Good luck on the removal and CONGRATULATIONS on the new animal joining the herd and family!!
:runninghorse2:...
_jmo..._


----------



## knightrider (Jun 27, 2014)

Hey, pictures of the new guy? And then "before and after" pictures? We love pictures!


----------



## BluegrassEquestrian (Oct 24, 2016)

Yes! I would post pics but I'm new to using this forum and I don't know how! lol


----------



## BluegrassEquestrian (Oct 24, 2016)

Thank you, I will try the Goo-Gone from Walmart!


----------



## Kalraii (Jul 28, 2015)

Also... veggie cooking oil. Go mental with it. I've had to deal with animals with stuck duct tape, a wing glued shut... my first go to is always veggie oil. Try dunking a whole dog in a bucket of veggie oil haha. She was NOT impressed. So far has not let me down! Though yeah you might need something stronger if that doesn't work  Literally has worked with any adhesive I've so far unfortunately had to deal with >.< Good luck!


----------



## COWCHICK77 (Jun 21, 2010)

WD-40 works good.


----------



## QtrBel (May 31, 2012)

So does peanut butter.


----------



## Avna (Jul 11, 2015)

I wouldn't use Goo Gone on skin. It will burn my skin, I'm sure it won't feel good on your horse. Oil is much safer.


----------



## horselovinguy (Oct 1, 2013)

Avna said:


> I wouldn't use Goo Gone on skin. It will burn my skin, I'm sure it won't feel good on your horse. Oil is much safer.

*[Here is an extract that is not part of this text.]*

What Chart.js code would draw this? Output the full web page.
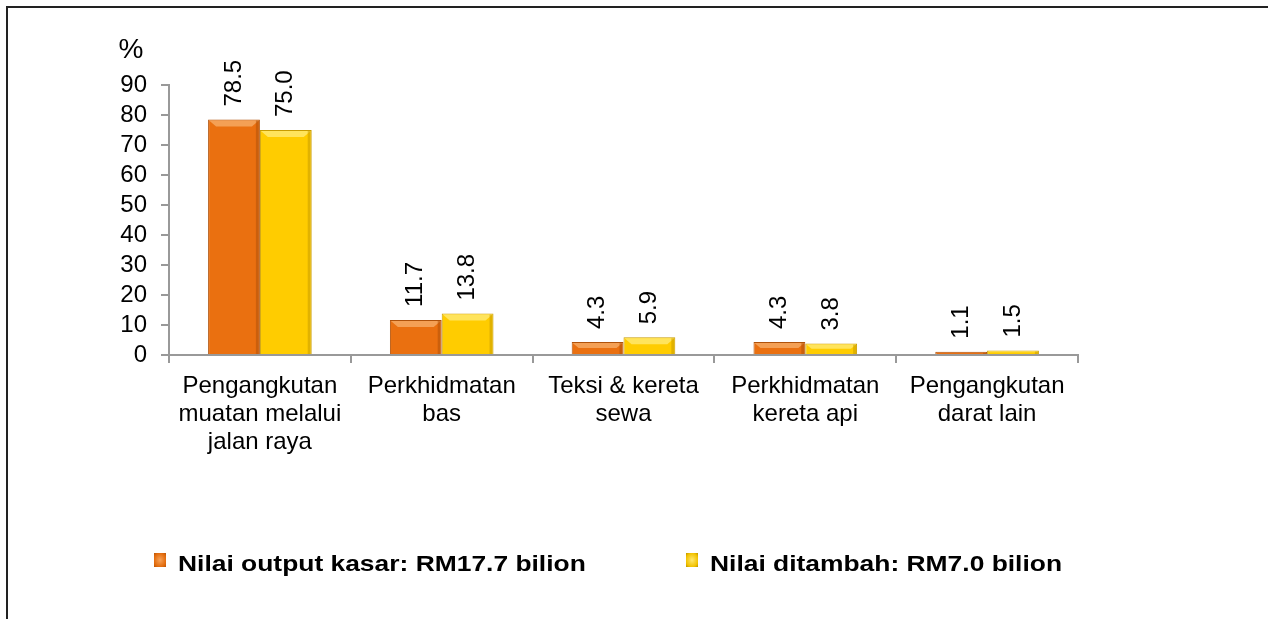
<!DOCTYPE html>
<html>
<head>
<meta charset="utf-8">
<script src="https://cdn.jsdelivr.net/npm/chart.js@4/dist/chart.umd.min.js"></script>
<style>
  body { margin: 0; background: #fff; font-family: "Liberation Sans", Arial, sans-serif; }
  #wrap { position: relative; width: 1268px; height: 619px; overflow: hidden; }
  #frame { position: absolute; left: 6px; top: 6px; right: -10px; bottom: -10px; border-top: 2px solid #222; border-left: 2px solid #222; }
  #chart { position: absolute; left: 0; top: 0; }
  .legend { position: absolute; top: 551px; font-weight: bold; font-size: 22px; line-height: 26px; color: #000; white-space: nowrap; }
  .legend i { position: absolute; left: 0; top: 2px; width: 12px; height: 14px; }
  .legend span { position: absolute; left: 24px; top: 0; display: inline-block; transform: scaleX(1.2); transform-origin: left center; }
</style>
</head>
<body>
<div id="wrap">
  <div id="frame"></div>
  <canvas id="chart" width="1268" height="619"></canvas>
  <div class="legend" style="left:154px"><i style="background:radial-gradient(#f7a35a,#e36c0d 70%,#b5540a)"></i><span id="s1"></span></div>
  <div class="legend" style="left:686px"><i style="background:radial-gradient(#ffe870,#f2c200 70%,#b89000)"></i><span id="s2"></span></div>
</div>
<script>
var categories = [
    ["Pengangkutan", "muatan melalui", "jalan raya"],
    ["Perkhidmatan", "bas"],
    ["Teksi & kereta", "sewa"],
    ["Perkhidmatan", "kereta api"],
    ["Pengangkutan", "darat lain"]
];
var outputKasar = [78.5, 11.7, 4.3, 4.3, 1.1];
var nilaiDitambah = [75.0, 13.8, 5.9, 3.8, 1.5];
var seriesNames = ["Nilai output kasar: RM17.7 bilion", "Nilai ditambah: RM7.0 bilion"];
var yUnit = "%";

var faceColors = ["#ea7010", "#ffcc00"];
var lightColors = ["#f4a055", "#ffe45c"];
var darkColors = ["#b0520a", "#c99c00"];

document.getElementById("s1").textContent = seriesNames[0];
document.getElementById("s2").textContent = seriesNames[1];

// bevel look on the bars, then value labels (rotated) and the "%" unit
var barLabels = {
    id: "barLabels",
    afterDatasetsDraw: function(chart){
        var ctx = chart.ctx;
        ctx.save();
        chart.data.datasets.forEach(function(ds, i){
            var meta = chart.getDatasetMeta(i);
            meta.data.forEach(function(bar){
                var l = bar.x - bar.width / 2, r = bar.x + bar.width / 2;
                var t = bar.y, b = bar.base;
                var bev = Math.min(7, (b - t) / 2);
                ctx.fillStyle = lightColors[i];
                ctx.beginPath();
                ctx.moveTo(l + 1, t + 1);
                ctx.lineTo(r - 1, t + 1);
                ctx.lineTo(r - 1 - bev, t + bev);
                ctx.lineTo(l + 1 + bev, t + bev);
                ctx.closePath();
                ctx.fill();
                ctx.fillStyle = darkColors[i];
                ctx.globalAlpha = 0.55;
                ctx.fillRect(r - 4, t + 1, 3, b - t - 1);
                ctx.globalAlpha = 1;
            });
        });

        ctx.fillStyle = "#000";
        ctx.font = "24px 'Liberation Sans', Arial, sans-serif";
        chart.data.datasets.forEach(function(ds, i){
            var meta = chart.getDatasetMeta(i);
            meta.data.forEach(function(bar, j){
                ctx.save();
                ctx.translate(bar.x, bar.y - 13);
                ctx.rotate(-Math.PI / 2);
                ctx.textAlign = "left";
                ctx.textBaseline = "middle";
                ctx.fillText(ds.data[j].toFixed(1), 0, 0);
                ctx.restore();
            });
        });
        var ys = chart.scales.y;
        ctx.font = "28px 'Liberation Sans', Arial, sans-serif";
        ctx.textAlign = "center";
        ctx.textBaseline = "middle";
        ctx.fillText(yUnit, ys.right - 38, ys.top - 35);
        ctx.restore();
    }
};

var chart = new Chart(document.getElementById("chart"), {
    type: "bar",
    data: {
        labels: categories,
        datasets: [
            {
                label: seriesNames[0],
                data: outputKasar,
                backgroundColor: faceColors[0],
                borderColor: darkColors[0],
                borderWidth: 1,
                categoryPercentage: 0.57,
                barPercentage: 1
            },
            {
                label: seriesNames[1],
                data: nilaiDitambah,
                backgroundColor: faceColors[1],
                borderColor: darkColors[1],
                borderWidth: 1,
                categoryPercentage: 0.57,
                barPercentage: 1
            }
        ]
    },
    options: {
        responsive: false,
        animation: false,
        layout: { padding: { top: 85, right: 190, bottom: 0, left: 0 } },
        plugins: {
            legend: { display: false },
            tooltip: { enabled: false }
        },
        scales: {
            x: {
                grid: { offset: true, drawOnChartArea: false, tickLength: 8, color: "#999", lineWidth: 2 },
                border: { color: "#999", width: 2 },
                ticks: {
                    color: "#000",
                    font: { size: 24, family: "'Liberation Sans', Arial, sans-serif", lineHeight: 1.15 },
                    padding: 10,
                    maxRotation: 0,
                    autoSkip: false
                },
                afterFit: function(s){ s.height = 264; }
            },
            y: {
                min: 0,
                max: 90,
                grid: { drawOnChartArea: false, tickLength: 8, color: "#999", lineWidth: 2 },
                border: { color: "#999", width: 2 },
                ticks: {
                    stepSize: 10,
                    autoSkip: false,
                    color: "#000",
                    font: { size: 24, family: "'Liberation Sans', Arial, sans-serif" },
                    padding: 14
                },
                afterFit: function(s){ s.width = 169; }
            }
        }
    },
    plugins: [barLabels]
});
</script>
</body>
</html>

You don't need to soak the skin.
A small amount on a clothe rubbed on the hair coat removes the sticky...
Then wash the horse with soap and water to remove any residue...
I would try the other edible products first too, but sometimes you just need something stronger for the tough spots...
I've used it to remove those tabs marks from EKG... a little and off they were and then the wash down of soap and water took place..
I guess I'm lucky, I had no adverse effects to the stuff. 

:runninghorse2:....


----------



## Dreamcatcher Arabians (Nov 14, 2010)

That "glue" on those tags at the auctions is meant to stick and stay stuck. https://www.target.com/p/glue-and-tape-remover-4oz-goo-gone/-/A-53278983?ref=tgt_adv_XS000000&AFID=google_pla_df&CPNG=PLA_Men+Shopping&adgroup=SC_Men&LID=700000001170770pgs&network=g&device=c&location=9026754&gclid=CjwKCAjw-dXaBRAEEiwAbwCi5gUEPFqDpGHB4FoUIGAH6VE8ET_iiCiloMsJCYrm9zzG3CiBFYrsUhoCga8QAvD_BwE&gclsrc=aw.ds is a good product but I have had better luck with Goof Off adhesive remover, https://www.dollargeneral.com/goof-off-pro-strength-remover-6-oz.html?gclid=CjwKCAjw-dXaBRAEEiwAbwCi5sy5_OXSTWQElMgL2EncBLM_DE0aOTM51NHO7KotuwzUwrCdxx7ArxoCcHwQAvD_BwE. Some of that stuff is so stuck on that I've had to use scissors & clippers to get it all off. If you use the Goo Gone or Goof Off be sure to wash it off afterwards. It can be irritating but it's minor and goes away quick if you wash the area.


----------